Work to do: Look at the data below and print exactly the lines from its first line through the line with "const xStep = 2;"; the pictures stay out of the copy.

Given data:

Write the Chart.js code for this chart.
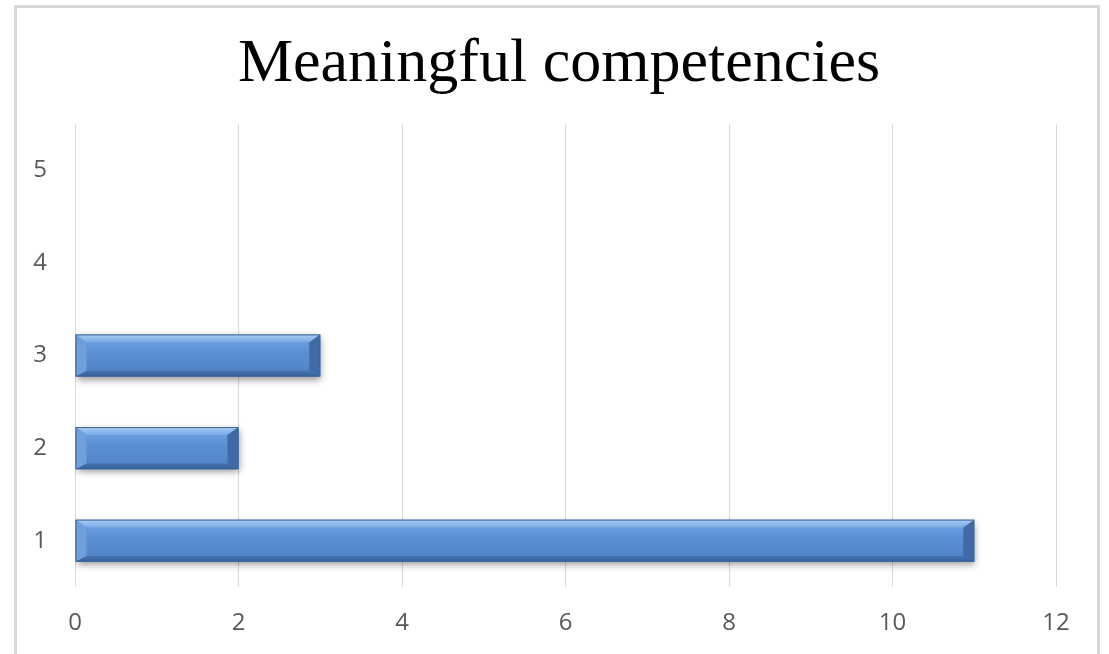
<!DOCTYPE html>
<html>
<head>
<meta charset="utf-8">
<title>Meaningful competencies</title>
<script src="https://cdn.jsdelivr.net/npm/chart.js@4"></script>
<style>
  html, body { margin: 0; padding: 0; background: #fff; overflow: hidden; }
  #wrap { position: relative; width: 1109px; height: 654px; }
  #frame {
    position: absolute; left: 14px; top: 5px; width: 1086px; height: 700px;
    border: 3px solid #d9d9d9; box-sizing: border-box;
  }
  canvas { position: absolute; left: 0; top: 0; }
</style>
</head>
<body>
<div id="wrap">
  <div id="frame"></div>
  <canvas id="myChart" width="1109" height="654"></canvas>
</div>
<script>
const categories = ["1", "2", "3", "4", "5"];
const counts = [11, 2, 3, 0, 0];
const xMin = 0;
const xMax = 12;
const xStep = 2;

// raised-bar look: bevelled edges on top of the plain library fill
const bevelPlugin = {
  id: "bevel",
  beforeDatasetsDraw(chart) {
    const ctx = chart.ctx;
    ctx.save();
    ctx.shadowColor = "rgba(0,0,0,0.4)";
    ctx.shadowBlur = 7;
    ctx.shadowOffsetX = 1;
    ctx.shadowOffsetY = 3;
  },
  afterDatasetsDraw(chart) {
    const ctx = chart.ctx;
    ctx.restore();
    const meta = chart.getDatasetMeta(0);
    meta.data.forEach((bar) => {
      const p = bar.getProps(["x", "y", "base", "height"], true);
      const l = Math.min(p.base, p.x);
      const r = Math.max(p.base, p.x);
      if (r - l < 1) return;
      const t = p.y - p.height / 2;
      const b = p.y + p.height / 2;
      const bt = 8, bb = 6, bs = 11;

      // face
      const face = ctx.createLinearGradient(0, t + bt, 0, b - bb);
      face.addColorStop(0, "#6a9de0");
      face.addColorStop(0.35, "#5b8fd4");
      face.addColorStop(1, "#5284c8");
      ctx.fillStyle = face;
      ctx.fillRect(l + bs, t + bt, r - l - 2 * bs, b - t - bt - bb);

      const poly = (pts, fill) => {
        ctx.beginPath();
        ctx.moveTo(pts[0][0], pts[0][1]);
        for (let i = 1; i < pts.length; i++) ctx.lineTo(pts[i][0], pts[i][1]);
        ctx.closePath();
        ctx.fillStyle = fill;
        ctx.fill();
      };
      const topG = ctx.createLinearGradient(0, t, 0, t + bt);
      topG.addColorStop(0, "#a9cdf2");
      topG.addColorStop(1, "#79aae6");
      poly([[l, t], [r, t], [r - bs, t + bt], [l + bs, t + bt]], topG);
      const botG = ctx.createLinearGradient(0, b - bb, 0, b);
      botG.addColorStop(0, "#4674b2");
      botG.addColorStop(1, "#355f96");
      poly([[l, b], [r, b], [r - bs, b - bb], [l + bs, b - bb]], botG);
      poly([[l, t], [l + bs, t + bt], [l + bs, b - bb], [l, b]], "#6f9fdd");
      poly([[r, t], [r - bs, t + bt], [r - bs, b - bb], [r, b]], "#3f6aa6");

      ctx.strokeStyle = "#3d6699";
      ctx.lineWidth = 1;
      ctx.strokeRect(l + 0.5, t + 0.5, r - l - 1, b - t - 1);
    });
  },
};

new Chart("myChart", {
  type: "bar",
  data: {
    labels: categories,
    datasets: [
      {
        data: counts,
        backgroundColor: "#5a8dd0",
        borderWidth: 0,
        barPercentage: 0.455,
        categoryPercentage: 1,
      },
    ],
  },
  options: {
    indexAxis: "y",
    responsive: false,
    animation: false,
    layout: { padding: { left: 29, right: 20, top: 0, bottom: 0 } },
    plugins: {
      legend: { display: false },
      tooltip: { enabled: false },
      title: {
        display: true,
        text: "Meaningful competencies",
        color: "#000",
        font: { family: "'Liberation Serif', 'Times New Roman', serif", size: 62, weight: "normal" },
        padding: { top: 28, bottom: 21.6 },
      },
    },
    scales: {
      x: {
        min: xMin,
        max: xMax,
        ticks: {
          stepSize: xStep,
          color: "#595959",
          padding: 22,
          font: { family: "'Open Sans', sans-serif", size: 24 },
        },
        grid: { color: "#d9d9d9", lineWidth: 1, drawTicks: false },
        border: { display: false },
        afterFit(scale) { scale.height = 67; },
      },
      y: {
        reverse: true,
        ticks: {
          color: "#595959",
          padding: 28,
          font: { family: "'Open Sans', sans-serif", size: 24 },
        },
        grid: { display: false, drawTicks: false },
        border: { display: false },
        afterFit(scale) { scale.width = 46; },
      },
      // empty right-hand margin so the plot ends short of the frame
      yRight: {
        type: "category",
        position: "right",
        ticks: { display: false },
        grid: { display: false, drawTicks: false },
        border: { display: false },
        afterFit(scale) { scale.width = 33; },
      },
    },
  },
  plugins: [bevelPlugin],
});
</script>
</body>
</html>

The completed task:
Write the Chart.js code for this chart.
<!DOCTYPE html>
<html>
<head>
<meta charset="utf-8">
<title>Meaningful competencies</title>
<script src="https://cdn.jsdelivr.net/npm/chart.js@4"></script>
<style>
  html, body { margin: 0; padding: 0; background: #fff; overflow: hidden; }
  #wrap { position: relative; width: 1109px; height: 654px; }
  #frame {
    position: absolute; left: 14px; top: 5px; width: 1086px; height: 700px;
    border: 3px solid #d9d9d9; box-sizing: border-box;
  }
  canvas { position: absolute; left: 0; top: 0; }
</style>
</head>
<body>
<div id="wrap">
  <div id="frame"></div>
  <canvas id="myChart" width="1109" height="654"></canvas>
</div>
<script>
const categories = ["1", "2", "3", "4", "5"];
const counts = [11, 2, 3, 0, 0];
const xMin = 0;
const xMax = 12;
const xStep = 2;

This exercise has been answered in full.